In any event, Pierre argues that the social doctrine of the church can mitigate woke culture's problems and excesses: "In the face of the reduction of identity, it proposes universal fraternity; in the face of relativism, the truth of the Gospel; in the face of cancellation, forgiveness and dialogue; in the face of fragmentation, the common good."
"In the face of the reduction of identity, it proposes universal fraternity; in the face of relativism, the truth of the Gospel; in the face of cancellation, forgiveness and dialogue; in the face of fragmentation, the common good."
— Cardinal Christophe Pierre
At no point in his examination of "woke culture" does the nuncio identify any particular writer or thinker. When he turns to his critique of post-liberalism, he names names: University of Notre Dame's Patrick Deneen, Harvard University's Adrian Vermeule and R.R. Reno, editor of First Things magazine. While post-liberalism "is not a single ideology" according to Pierre, its exponents share the conviction that "liberalism has reached the limit of its own logic, producing multiple forms of failure: political, by generating paralyzed and fragmented societies; economic, by increasing inequalities and concentrating wealth in a few hands; moral, by eroding the traditional values that sustained Western civilization."
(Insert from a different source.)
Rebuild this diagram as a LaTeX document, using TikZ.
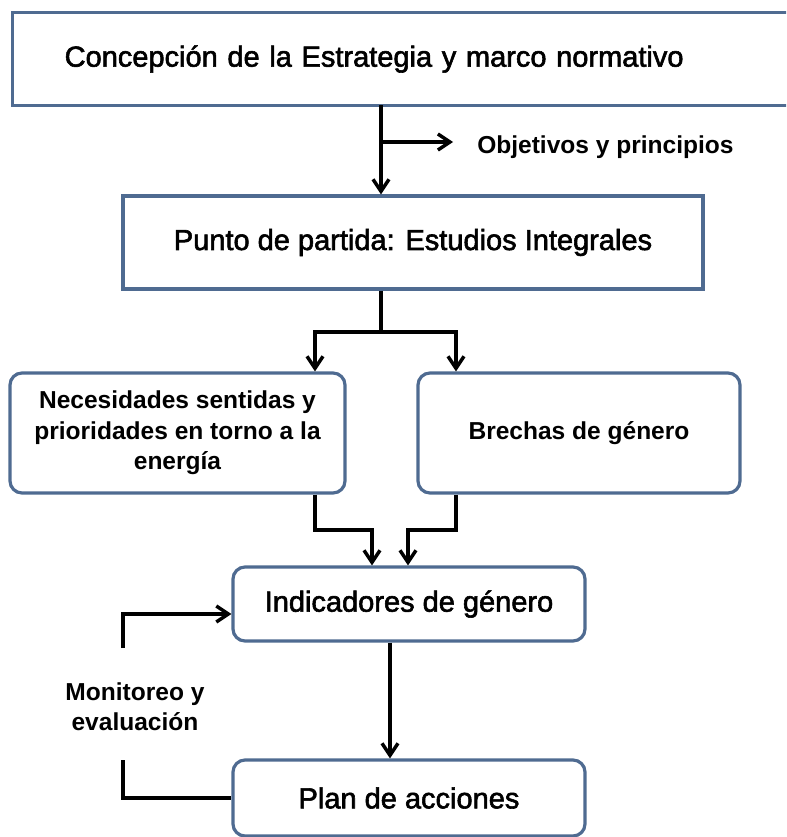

Here is one example of Pierre's approach: Speaking of post-liberalisms claims to prioritize the common good, he observes "it is not always clear whether it is understood as the set of conditions that allow the flourishing of all, or as an ideological project defined by a dominant group." Bingo.
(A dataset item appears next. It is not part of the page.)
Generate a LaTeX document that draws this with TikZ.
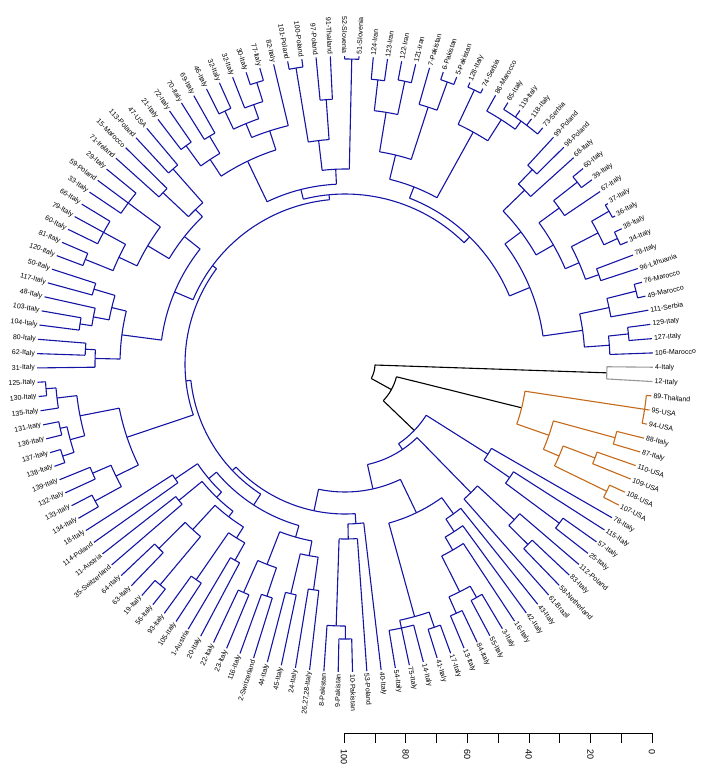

As in the case of his treatment of woke culture, in discussing post-liberalism, Pierre acknowledges certain sympathies with Catholic social teaching but also some insuperable difficulties. For example, "the Catholic Church cannot endorse a return to models of Christianity that confuse the spiritual and the temporal" as some post-liberals do.
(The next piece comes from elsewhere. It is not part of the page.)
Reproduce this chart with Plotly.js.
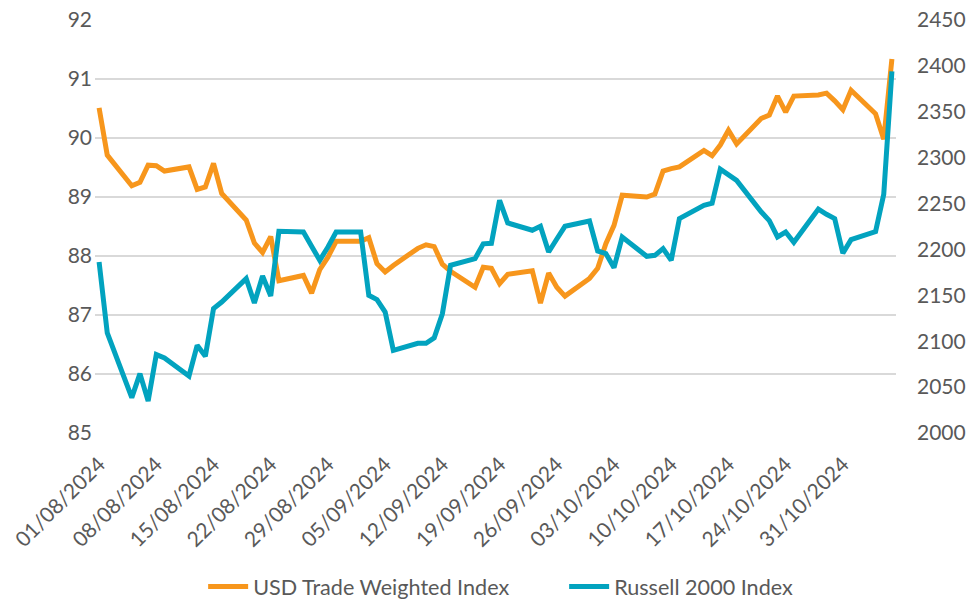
<!DOCTYPE html>
<html>
<head>
<meta charset="utf-8">
<script src="https://cdn.plot.ly/plotly-3.0.1.min.js"></script>
<style>
  html, body { margin: 0; padding: 0; background: #ffffff; }
  #chart { width: 971px; height: 602px; }
</style>
</head>
<body>
<div id="chart"></div>
<script>
const dates = [
  '2024-08-01','2024-08-02','2024-08-05','2024-08-06','2024-08-07','2024-08-08','2024-08-09',
  '2024-08-12','2024-08-13','2024-08-14','2024-08-15','2024-08-16',
  '2024-08-19','2024-08-20','2024-08-21','2024-08-22','2024-08-23',
  '2024-08-26','2024-08-27','2024-08-28','2024-08-29','2024-08-30',
  '2024-09-02','2024-09-03','2024-09-04','2024-09-05','2024-09-06',
  '2024-09-09','2024-09-10','2024-09-11','2024-09-12','2024-09-13',
  '2024-09-16','2024-09-17','2024-09-18','2024-09-19','2024-09-20',
  '2024-09-23','2024-09-24','2024-09-25','2024-09-26','2024-09-27',
  '2024-09-30','2024-10-01','2024-10-02','2024-10-03','2024-10-04',
  '2024-10-07','2024-10-08','2024-10-09','2024-10-10','2024-10-11',
  '2024-10-14','2024-10-15','2024-10-16','2024-10-17','2024-10-18',
  '2024-10-21','2024-10-22','2024-10-23','2024-10-24','2024-10-25',
  '2024-10-28','2024-10-29','2024-10-30','2024-10-31','2024-11-01',
  '2024-11-04','2024-11-05','2024-11-06'
];

const usdTradeWeighted = [
  90.51, 89.71, 89.19, 89.25, 89.54, 89.53, 89.44,
  89.51, 89.13, 89.17, 89.57, 89.06,
  88.61, 88.22, 88.06, 88.33, 87.58,
  87.67, 87.37, 87.77, 87.98, 88.25,
  88.25, 88.31, 87.87, 87.73, 87.84,
  88.13, 88.19, 88.16, 87.86, 87.74,
  87.47, 87.81, 87.79, 87.53, 87.69,
  87.75, 87.20, 87.71, 87.47, 87.32,
  87.62, 87.79, 88.21, 88.52, 89.03,
  89.00, 89.05, 89.44, 89.48, 89.51,
  89.79, 89.70, 89.88, 90.13, 89.90,
  90.33, 90.39, 90.71, 90.44, 90.71,
  90.73, 90.76, 90.63, 90.48, 90.81,
  90.41, 89.98, 91.34
];

const russell2000 = [
  2186.3, 2109.0, 2038.6, 2064.7, 2034.9, 2085.4, 2081.7,
  2062.1, 2095.5, 2083.6, 2135.5, 2142.7,
  2168.2, 2141.6, 2171.1, 2149.3, 2219.8,
  2219.0, 2203.4, 2188.2, 2202.7, 2219.0,
  2219.0, 2150.0, 2145.3, 2131.8, 2090.1,
  2097.7, 2097.7, 2103.7, 2129.9, 2182.7,
  2190.0, 2206.1, 2206.7, 2253.5, 2228.8,
  2220.9, 2225.2, 2197.2, 2211.4, 2225.2,
  2231.0, 2198.3, 2195.5, 2180.2, 2213.6,
  2192.5, 2193.6, 2200.9, 2188.2, 2233.6,
  2248.1, 2250.3, 2287.5, 2281.3, 2275.3,
  2241.0, 2231.4, 2213.6, 2219.0, 2207.8,
  2244.0, 2238.3, 2233.6, 2195.8, 2210.7,
  2219.5, 2260.1, 2394.1
];

const seriesNames = ['USD Trade Weighted Index', 'Russell 2000 Index'];

const textColor = '#595959';
const fontFamily = 'Lato, "Open Sans", sans-serif';

const traces = [
  {
    x: dates, y: usdTradeWeighted, name: seriesNames[0],
    type: 'scatter', mode: 'lines', yaxis: 'y',
    line: { color: '#F7961C', width: 5 }
  },
  {
    x: dates, y: russell2000, name: seriesNames[1],
    type: 'scatter', mode: 'lines', yaxis: 'y2',
    line: { color: '#02A3BF', width: 5 }
  }
];

const layout = {
  width: 971, height: 602,
  margin: { l: 95, r: 75, t: 20, b: 169, autoexpand: false },
  paper_bgcolor: '#ffffff', plot_bgcolor: '#ffffff',
  font: { family: fontFamily, size: 21, color: textColor },
  showlegend: true,
  legend: {
    orientation: 'h', x: 0.135, xanchor: 'left', y: -0.373, yanchor: 'middle',
    font: { family: fontFamily, size: 21.6, color: textColor },
    entrywidth: 306, entrywidthmode: 'pixels',
    itemwidth: 40, tracegroupgap: 0
  },
  xaxis: {
    type: 'date', automargin: false,
    range: ['2024-07-31 12:00', '2024-11-06 12:00'],
    tick0: '2024-08-01', dtick: 7 * 86400000,
    tickformat: '%d/%m/%Y', tickangle: -45,
    showgrid: false, zeroline: false, showline: false,
    ticks: '', ticklabelstandoff: 14,
    tickfont: { family: fontFamily, size: 21, color: textColor }
  },
  yaxis: {
    range: [85, 92], dtick: 1, tick0: 85, automargin: false,
    showgrid: true, gridcolor: '#d9d9d9', gridwidth: 2,
    zeroline: false, showline: false, ticks: '',
    ticklabelstandoff: 2,
    tickfont: { family: fontFamily, size: 21, color: textColor }
  },
  yaxis2: {
    range: [2000, 2450], dtick: 50, tick0: 2000, automargin: false,
    overlaying: 'y', side: 'right',
    showgrid: false, zeroline: false, showline: false, ticks: '',
    ticklabelstandoff: 20,
    tickfont: { family: fontFamily, size: 21, color: textColor }
  }
};

Plotly.newPlot('chart', traces, layout, { displayModeBar: false, staticPlot: true });
</script>
</body>
</html>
Turning to our Christian anthropology of grace and communion, the cardinal draws out some "practical consequences" of the church's teaching, then concludes, "Christian anthropology offers a criterion of discernment in the face of the reductive anthropologies of liberalism, woke culture and post-liberalism. Only by recognizing the human being as a person, endowed with dignity, relationality and vocation towards communion, is it possible to build a just and humane social order."
The final section of the text is a focused discussion of the concept of the "common good" and the light it sheds on the inadequacies and possibilities of liberalism and of these illiberal alternatives. It is well worth reading.
Pierre will turn 80-years-old in January, so his time as our nuncio is coming to an end. He has become a keen observer of American culture and politics and brings that learning to bear in this extraordinary discernment of not only the U.S.'s problems but points a way forward out of those problems. He is to our time what another Frenchman, Alexis de Tocqueville, was to his: The foreigner who sees what we Americans have trouble seeing for ourselves. He will be missed.